Most of what we do, I suppose, we hope is intentional. But, if we're honest with ourselves, the choices we make often connect with things beyond our control. We try to head off in a direction that makes sense to us, only to discover that other forces larger than we are at work. It could be chaos. Or it could be a divine design that we might trust if we just relax.

The root word for adventitious is advent, of course. And advent means the "coming or arrival, especially of something extremely important" like the advent of the computer or the advent of peace. Usually, but not always, this coming is a surprise. It's like riding a roller coaster. Something's coming over the next peak, but you're not always sure what it might be.

Advent is one of those words rooted in language that is deeper than all current languages. The Indo-European languages share this word meaning "to come." Advent in the Christian tradition is the season of the Church year in which we wait for Jesus to "come" as a child in our midst. The four Sundays prior to Christmas day are the Sundays of Advent. In the romance languages (French, Italian and Spanish) the root word is "ven" as in adventure, souvenir, avenue, circumvent, convention, covenant, intervene, invent, prevent, revenue or the Old French bien venu which means, welcome.

Welcome comes to English via the Germanic languages (English, Dutch, German, Scandinavian). Welcome means a "desireable guest" from wel which means desireable or pleasurable and komen which means "Guest" or "he who comes." Welcome the one who comes no matter who he or she might be.

The strange season of Advent is all about welcoming the stranger. For, as it is written, welcoming strangers may be about entertaining angels unawares (Hebrews 13:2)

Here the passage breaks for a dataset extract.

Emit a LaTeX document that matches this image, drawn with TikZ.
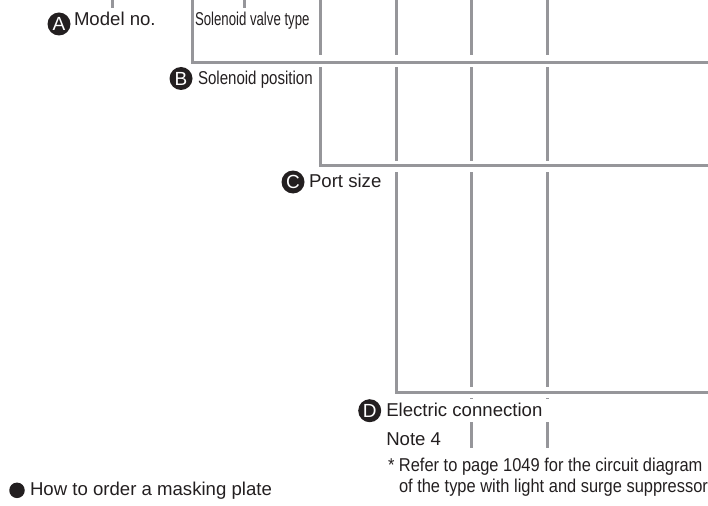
\documentclass[tikz,border=0pt]{standalone}
\usepackage{fontspec}
\setmainfont{Liberation Sans}
\definecolor{ink}{HTML}{231F20}
\definecolor{rule}{HTML}{96969A}
\tikzset{
  x=1pt,y=-1pt,
  rulea/.style={draw=rule,line width=2.6pt},
  lab/.style={anchor=base west,inner sep=0pt,outer sep=0pt,text=ink,font=\fontsize{18.6}{20}\selectfont},
  badge/.style={circle,fill=ink,minimum size=23pt,inner sep=0pt,text=white,font=\fontsize{19}{20}\selectfont},
  dot/.style={circle,fill=ink,minimum size=15.5pt,inner sep=0pt},
  narrow/.style={transform shape,xscale=#1},
}
\begin{document}
\begin{tikzpicture}
\useasboundingbox (0,0) rectangle (708,505);
% top stubs
\draw[rulea] (112.5,0) -- (112.5,8.5);
\draw[rulea] (244.5,0) -- (244.5,8.5);
% stepped frames
\draw[rulea] (192.5,0) -- (192.5,62.5) -- (708,62.5);
\draw[rulea] (320.5,67.5) -- (320.5,165.5) -- (708,165.5);
\draw[rulea] (396.5,172) -- (396.5,392.5) -- (708,392.5);
% column rules
\draw[rulea] (320.5,0) -- (320.5,55.5);
\foreach \cx in {396.5,471.5,547.5}{
  \draw[rulea] (\cx,0) -- (\cx,55.5);
  \draw[rulea] (\cx,67.5) -- (\cx,160.5);
}
\foreach \cx in {471.5,547.5}{
  \draw[rulea] (\cx,172) -- (\cx,386.5);
  \draw[rulea] (\cx,398) -- (\cx,399.3);
  \draw[rulea] (\cx,422) -- (\cx,447.7);
}
% badges
\node[badge] (a) at (59,24) {A};
\node[badge] (b) at (181,78.5) {B};
\node[badge] (c) at (293,182) {C};
\node[badge] (d) at (369.7,410.7) {D};
\node[dot] (m) at (17,490.3) {};
% labels
\node[lab] (ta) at (74,26) {Model no.};
\node[lab,narrow=.71] (tv) at (195,26) {Solenoid valve type};
\node[lab,narrow=.81] (tb) at (198,84.5) {Solenoid position};
\node[lab] (tc) at (309,187.5) {Port size};
\node[lab] (td) at (386.3,416.5) {Electric connection};
\node[lab] (tn) at (386.3,445) {Note 4};
\node[lab,narrow=.884] (t1) at (388,471) {* Refer to page 1049 for the circuit diagram};
\node[lab,narrow=.884] (t2) at (399,492) {of the type with light and surge suppressor};
\node[lab] (tm) at (30,495.7) {How to order a masking plate};
\end{tikzpicture}
\end{document}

A lesson we all learned during our exile after the fire was that we were welcomed by so many without conditions. In turn, we have done a bit of welcoming. A Latino church is now a part of our fellowship. La Viña del Señor is a new church in the Wisconsin Conference led by Mario Navarro. They've been with us for a year and a half worshipping on Sunday afternoons. Already they have moved from strangers to angels.